Problem: Exactly as written, quote every line that follows, skipping the images.

Data shown:
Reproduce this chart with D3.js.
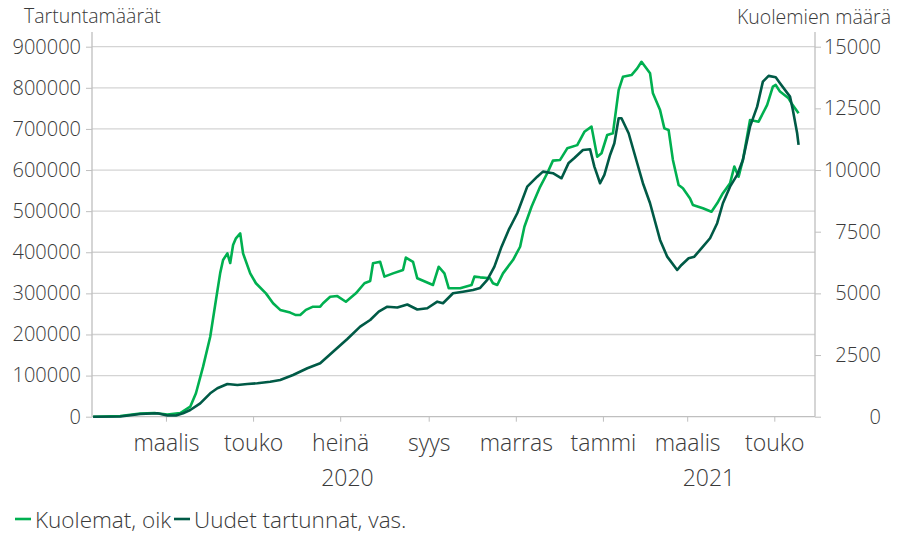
<!DOCTYPE html>
<html>
<head>
<meta charset="utf-8">
<script src="https://cdn.jsdelivr.net/npm/d3@7"></script>
<style>
  body { margin: 0; background: #fff; }
  text { font-family: "Open Sans", "Noto Sans", sans-serif; font-weight: 300; fill: #3a3a3a; }
</style>
</head>
<body>
<script>
// days counted from 1.1.2020
const deathDays = [9,28,42,52,61,70,77,81,86,91,95,98,100,103,105,107,109,112,114,119,123,130,135,140,147,151,154,158,163,168,170,175,180,186,193,199,203,205,210,213,219,226,228,233,236,247,251,255,258,266,274,276,280,287,289,292,296,303,308,311,316,322,327,331,336,341,348,353,358,362,365,369,373,377,380,386,390,393,399,401,406,409,412,415,419,422,427,429,436,442,446,450,455,458,461,464,469,475,481,485,487,490,496,498,503];
const deaths = [0,30,130,150,90,150,405,950,2030,3240,4730,5830,6350,6620,6230,6960,7230,7430,6620,5810,5410,5000,4600,4330,4220,4120,4120,4330,4460,4460,4600,4860,4890,4660,5000,5410,5500,6220,6280,5680,5810,5950,6450,6280,5610,5340,6080,5810,5210,5210,5340,5680,5650,5610,5410,5340,5810,6350,6890,7700,8510,9320,9870,10380,10410,10880,11010,11550,11760,10540,10680,11420,11490,13240,13780,13850,14120,14390,13920,13110,12430,11690,11620,10410,9390,9260,8850,8580,8450,8310,8650,9060,9460,10140,9730,10410,12030,11960,12640,13380,13450,13180,12910,12710,12300];

const caseDays = [9,28,42,54,61,67,72,77,84,91,96,103,110,117,124,133,140,149,159,168,177,187,196,203,209,215,222,229,236,243,250,254,261,268,275,280,285,290,295,300,306,313,320,324,331,337,342,346,352,357,360,364,367,371,374,377,379,384,390,394,399,406,411,418,421,426,430,436,441,446,450,455,460,464,469,474,478,482,487,490,497,499,502,503];
const cases = [0,500,6500,8300,2900,2900,8300,16300,32600,56900,69100,79600,77100,79600,81300,85200,89300,101500,117800,129900,158100,189000,219000,235300,255500,267600,265700,273000,260800,263700,279800,275900,300200,304100,308300,313100,332600,365000,413600,454300,494900,559600,583900,596100,592200,580000,617300,629400,648900,650600,608300,567900,588100,636700,665200,726000,726000,689500,616500,567900,519200,429900,389300,356900,369100,385400,389300,413600,434100,470600,519200,559600,588100,624500,705600,754200,815100,829000,825800,811200,778600,746200,689500,661000];

const leftTicks = [0,100000,200000,300000,400000,500000,600000,700000,800000,900000];
const rightTicks = [0,2500,5000,7500,10000,12500,15000];
const monthNames = ["tammi","helmi","maalis","huhti","touko","kesä","heinä","elo","syys","loka","marras","joulu"];
const years = [2020, 2021];

const seriesNames = ["Kuolemat, oik", "Uudet tartunnat, vas."];
const colors = ["#00b050", "#005a46"];

const W = 897, H = 534;
const plotLeft = 92, plotRight = 815, plotTop = 46.7, plotBottom = 416.7;

const day0 = new Date(2020, 0, 1);
const toDate = d => d3.timeDay.offset(day0, d);
const startDate = new Date(2020, 0, 9, 5);
const endDate = new Date(2021, 4, 29, 12);

const svg = d3.select('body').append('svg')
    .attr('width', W)
    .attr('height', H);

const x = d3.scaleTime().domain([startDate, endDate]).range([plotLeft, plotRight]);
const yL = d3.scaleLinear().domain([0, 900000]).range([plotBottom, plotTop]);
const yR = d3.scaleLinear().domain([0, 15000]).range([plotBottom, plotTop]);

// gridlines
svg.append('g').selectAll('line')
    .data(leftTicks.slice(1))
    .enter().append('line')
    .attr('x1', plotLeft).attr('x2', plotRight)
    .attr('y1', d => yL(d)).attr('y2', d => yL(d))
    .attr('stroke', '#d4d4d4')
    .attr('stroke-width', 1.3);

// left axis
const yAxisL = svg.append('g')
    .attr('transform', `translate(${plotLeft},0)`)
    .call(d3.axisLeft(yL).tickValues(leftTicks).tickSize(6).tickPadding(5).tickFormat(d3.format('d')));
yAxisL.select('.domain').remove();
yAxisL.selectAll('line').attr('stroke', '#bfbfbf');
yAxisL.selectAll('text').style('font-size', '20px');

// right axis
const yAxisR = svg.append('g')
    .attr('transform', `translate(${plotRight},0)`)
    .call(d3.axisRight(yR).tickValues(rightTicks).tickSize(6).tickFormat(d3.format('d')));
yAxisR.select('.domain').remove();
yAxisR.selectAll('line').attr('stroke', '#bfbfbf');
yAxisR.selectAll('text').attr('x', 66).attr('text-anchor', 'end').style('font-size', '20px');

// x axis
const xAxis = svg.append('g')
    .attr('transform', `translate(0,${plotBottom})`)
    .call(d3.axisBottom(x).ticks(d3.timeMonth.every(2)).tickSize(5).tickPadding(18)
      .tickFormat(d => monthNames[d.getMonth()]));
xAxis.select('.domain').remove();
xAxis.selectAll('line').attr('stroke', '#bfbfbf');
xAxis.selectAll('text').attr('dy', '0.5em').style('font-size', '23px');

// axis lines
svg.append('line').attr('x1', plotLeft).attr('x2', plotLeft).attr('y1', 32).attr('y2', plotBottom)
    .attr('stroke', '#bfbfbf').attr('stroke-width', 1.3);
svg.append('line').attr('x1', plotRight).attr('x2', plotRight).attr('y1', 32).attr('y2', plotBottom)
    .attr('stroke', '#bfbfbf').attr('stroke-width', 1.3);
svg.append('line').attr('x1', plotLeft).attr('x2', plotRight).attr('y1', plotBottom).attr('y2', plotBottom)
    .attr('stroke', '#bfbfbf').attr('stroke-width', 1.3);

// year labels
svg.append('g').selectAll('text')
    .data(years)
    .enter().append('text')
    .attr('x', yr => {
      const a = d3.max([startDate, new Date(yr, 0, 1)]);
      const b = d3.min([endDate, new Date(yr + 1, 0, 1)]);
      return (x(a) + x(b)) / 2;
    })
    .attr('y', 486)
    .attr('text-anchor', 'middle')
    .style('font-size', '23px')
    .text(d => d);

// lines
const deathData = deathDays.map((d, i) => [toDate(d), deaths[i]]);
const caseData = caseDays.map((d, i) => [toDate(d), cases[i]]);

svg.append('path')
    .datum(deathData)
    .attr('fill', 'none')
    .attr('stroke', colors[0])
    .attr('stroke-width', 2.6)
    .attr('stroke-linejoin', 'round')
    .attr('d', d3.line().x(d => x(d[0])).y(d => yR(d[1])));

svg.append('path')
    .datum(caseData)
    .attr('fill', 'none')
    .attr('stroke', colors[1])
    .attr('stroke-width', 2.6)
    .attr('stroke-linejoin', 'round')
    .attr('d', d3.line().x(d => x(d[0])).y(d => yL(d[1])));

// axis titles
svg.append('text').attr('x', 24).attr('y', 23).style('font-size', '19.5px').text('Tartuntamäärät');
svg.append('text').attr('x', 891).attr('y', 24).attr('text-anchor', 'end').style('font-size', '19.5px').text('Kuolemien määrä');

// legend
const legendX = [15, 174];
const lg = svg.append('g').selectAll('g')
    .data(seriesNames)
    .enter().append('g')
    .attr('transform', (d, i) => `translate(${legendX[i]},519)`);
lg.append('line').attr('x1', 0).attr('x2', 16).attr('stroke', (d, i) => colors[i]).attr('stroke-width', 2.6);
lg.append('text').attr('x', 20).attr('y', 8.5).style('font-size', '22.5px').text(d => d);
</script>
</body>
</html>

Response to this task:
Reproduce this chart with D3.js.
<!DOCTYPE html>
<html>
<head>
<meta charset="utf-8">
<script src="https://cdn.jsdelivr.net/npm/d3@7"></script>
<style>
  body { margin: 0; background: #fff; }
  text { font-family: "Open Sans", "Noto Sans", sans-serif; font-weight: 300; fill: #3a3a3a; }
</style>
</head>
<body>
<script>
// days counted from 1.1.2020
const deathDays = [9,28,42,52,61,70,77,81,86,91,95,98,100,103,105,107,109,112,114,119,123,130,135,140,147,151,154,158,163,168,170,175,180,186,193,199,203,205,210,213,219,226,228,233,236,247,251,255,258,266,274,276,280,287,289,292,296,303,308,311,316,322,327,331,336,341,348,353,358,362,365,369,373,377,380,386,390,393,399,401,406,409,412,415,419,422,427,429,436,442,446,450,455,458,461,464,469,475,481,485,487,490,496,498,503];
const deaths = [0,30,130,150,90,150,405,950,2030,3240,4730,5830,6350,6620,6230,6960,7230,7430,6620,5810,5410,5000,4600,4330,4220,4120,4120,4330,4460,4460,4600,4860,4890,4660,5000,5410,5500,6220,6280,5680,5810,5950,6450,6280,5610,5340,6080,5810,5210,5210,5340,5680,5650,5610,5410,5340,5810,6350,6890,7700,8510,9320,9870,10380,10410,10880,11010,11550,11760,10540,10680,11420,11490,13240,13780,13850,14120,14390,13920,13110,12430,11690,11620,10410,9390,9260,8850,8580,8450,8310,8650,9060,9460,10140,9730,10410,12030,11960,12640,13380,13450,13180,12910,12710,12300];

const caseDays = [9,28,42,54,61,67,72,77,84,91,96,103,110,117,124,133,140,149,159,168,177,187,196,203,209,215,222,229,236,243,250,254,261,268,275,280,285,290,295,300,306,313,320,324,331,337,342,346,352,357,360,364,367,371,374,377,379,384,390,394,399,406,411,418,421,426,430,436,441,446,450,455,460,464,469,474,478,482,487,490,497,499,502,503];
const cases = [0,500,6500,8300,2900,2900,8300,16300,32600,56900,69100,79600,77100,79600,81300,85200,89300,101500,117800,129900,158100,189000,219000,235300,255500,267600,265700,273000,260800,263700,279800,275900,300200,304100,308300,313100,332600,365000,413600,454300,494900,559600,583900,596100,592200,580000,617300,629400,648900,650600,608300,567900,588100,636700,665200,726000,726000,689500,616500,567900,519200,429900,389300,356900,369100,385400,389300,413600,434100,470600,519200,559600,588100,624500,705600,754200,815100,829000,825800,811200,778600,746200,689500,661000];

const leftTicks = [0,100000,200000,300000,400000,500000,600000,700000,800000,900000];
const rightTicks = [0,2500,5000,7500,10000,12500,15000];
const monthNames = ["tammi","helmi","maalis","huhti","touko","kesä","heinä","elo","syys","loka","marras","joulu"];
const years = [2020, 2021];

const seriesNames = ["Kuolemat, oik", "Uudet tartunnat, vas."];
const colors = ["#00b050", "#005a46"];

const W = 897, H = 534;
const plotLeft = 92, plotRight = 815, plotTop = 46.7, plotBottom = 416.7;

const day0 = new Date(2020, 0, 1);
const toDate = d => d3.timeDay.offset(day0, d);
const startDate = new Date(2020, 0, 9, 5);
const endDate = new Date(2021, 4, 29, 12);

const svg = d3.select('body').append('svg')
    .attr('width', W)
    .attr('height', H);

const x = d3.scaleTime().domain([startDate, endDate]).range([plotLeft, plotRight]);
const yL = d3.scaleLinear().domain([0, 900000]).range([plotBottom, plotTop]);
const yR = d3.scaleLinear().domain([0, 15000]).range([plotBottom, plotTop]);

// gridlines
svg.append('g').selectAll('line')
    .data(leftTicks.slice(1))
    .enter().append('line')
    .attr('x1', plotLeft).attr('x2', plotRight)
    .attr('y1', d => yL(d)).attr('y2', d => yL(d))
    .attr('stroke', '#d4d4d4')
    .attr('stroke-width', 1.3);

// left axis
const yAxisL = svg.append('g')
    .attr('transform', `translate(${plotLeft},0)`)
    .call(d3.axisLeft(yL).tickValues(leftTicks).tickSize(6).tickPadding(5).tickFormat(d3.format('d')));
yAxisL.select('.domain').remove();
yAxisL.selectAll('line').attr('stroke', '#bfbfbf');
yAxisL.selectAll('text').style('font-size', '20px');

// right axis
const yAxisR = svg.append('g')
    .attr('transform', `translate(${plotRight},0)`)
    .call(d3.axisRight(yR).tickValues(rightTicks).tickSize(6).tickFormat(d3.format('d')));
yAxisR.select('.domain').remove();
yAxisR.selectAll('line').attr('stroke', '#bfbfbf');
yAxisR.selectAll('text').attr('x', 66).attr('text-anchor', 'end').style('font-size', '20px');

// x axis
const xAxis = svg.append('g')
    .attr('transform', `translate(0,${plotBottom})`)
    .call(d3.axisBottom(x).ticks(d3.timeMonth.every(2)).tickSize(5).tickPadding(18)
      .tickFormat(d => monthNames[d.getMonth()]));
xAxis.select('.domain').remove();
xAxis.selectAll('line').attr('stroke', '#bfbfbf');
xAxis.selectAll('text').attr('dy', '0.5em').style('font-size', '23px');

// axis lines
svg.append('line').attr('x1', plotLeft).attr('x2', plotLeft).attr('y1', 32).attr('y2', plotBottom)
    .attr('stroke', '#bfbfbf').attr('stroke-width', 1.3);
svg.append('line').attr('x1', plotRight).attr('x2', plotRight).attr('y1', 32).attr('y2', plotBottom)
    .attr('stroke', '#bfbfbf').attr('stroke-width', 1.3);
svg.append('line').attr('x1', plotLeft).attr('x2', plotRight).attr('y1', plotBottom).attr('y2', plotBottom)
    .attr('stroke', '#bfbfbf').attr('stroke-width', 1.3);

// year labels
svg.append('g').selectAll('text')
    .data(years)
    .enter().append('text')
    .attr('x', yr => {
      const a = d3.max([startDate, new Date(yr, 0, 1)]);
      const b = d3.min([endDate, new Date(yr + 1, 0, 1)]);
      return (x(a) + x(b)) / 2;
    })
    .attr('y', 486)
    .attr('text-anchor', 'middle')
    .style('font-size', '23px')
    .text(d => d);

// lines
const deathData = deathDays.map((d, i) => [toDate(d), deaths[i]]);
const caseData = caseDays.map((d, i) => [toDate(d), cases[i]]);

svg.append('path')
    .datum(deathData)
    .attr('fill', 'none')
    .attr('stroke', colors[0])
    .attr('stroke-width', 2.6)
    .attr('stroke-linejoin', 'round')
    .attr('d', d3.line().x(d => x(d[0])).y(d => yR(d[1])));

svg.append('path')
    .datum(caseData)
    .attr('fill', 'none')
    .attr('stroke', colors[1])
    .attr('stroke-width', 2.6)
    .attr('stroke-linejoin', 'round')
    .attr('d', d3.line().x(d => x(d[0])).y(d => yL(d[1])));

// axis titles
svg.append('text').attr('x', 24).attr('y', 23).style('font-size', '19.5px').text('Tartuntamäärät');
svg.append('text').attr('x', 891).attr('y', 24).attr('text-anchor', 'end').style('font-size', '19.5px').text('Kuolemien määrä');

// legend
const legendX = [15, 174];
const lg = svg.append('g').selectAll('g')
    .data(seriesNames)
    .enter().append('g')
    .attr('transform', (d, i) => `translate(${legendX[i]},519)`);
lg.append('line').attr('x1', 0).attr('x2', 16).attr('stroke', (d, i) => colors[i]).attr('stroke-width', 2.6);
lg.append('text').attr('x', 20).attr('y', 8.5).style('font-size', '22.5px').text(d => d);
</script>
</body>
</html>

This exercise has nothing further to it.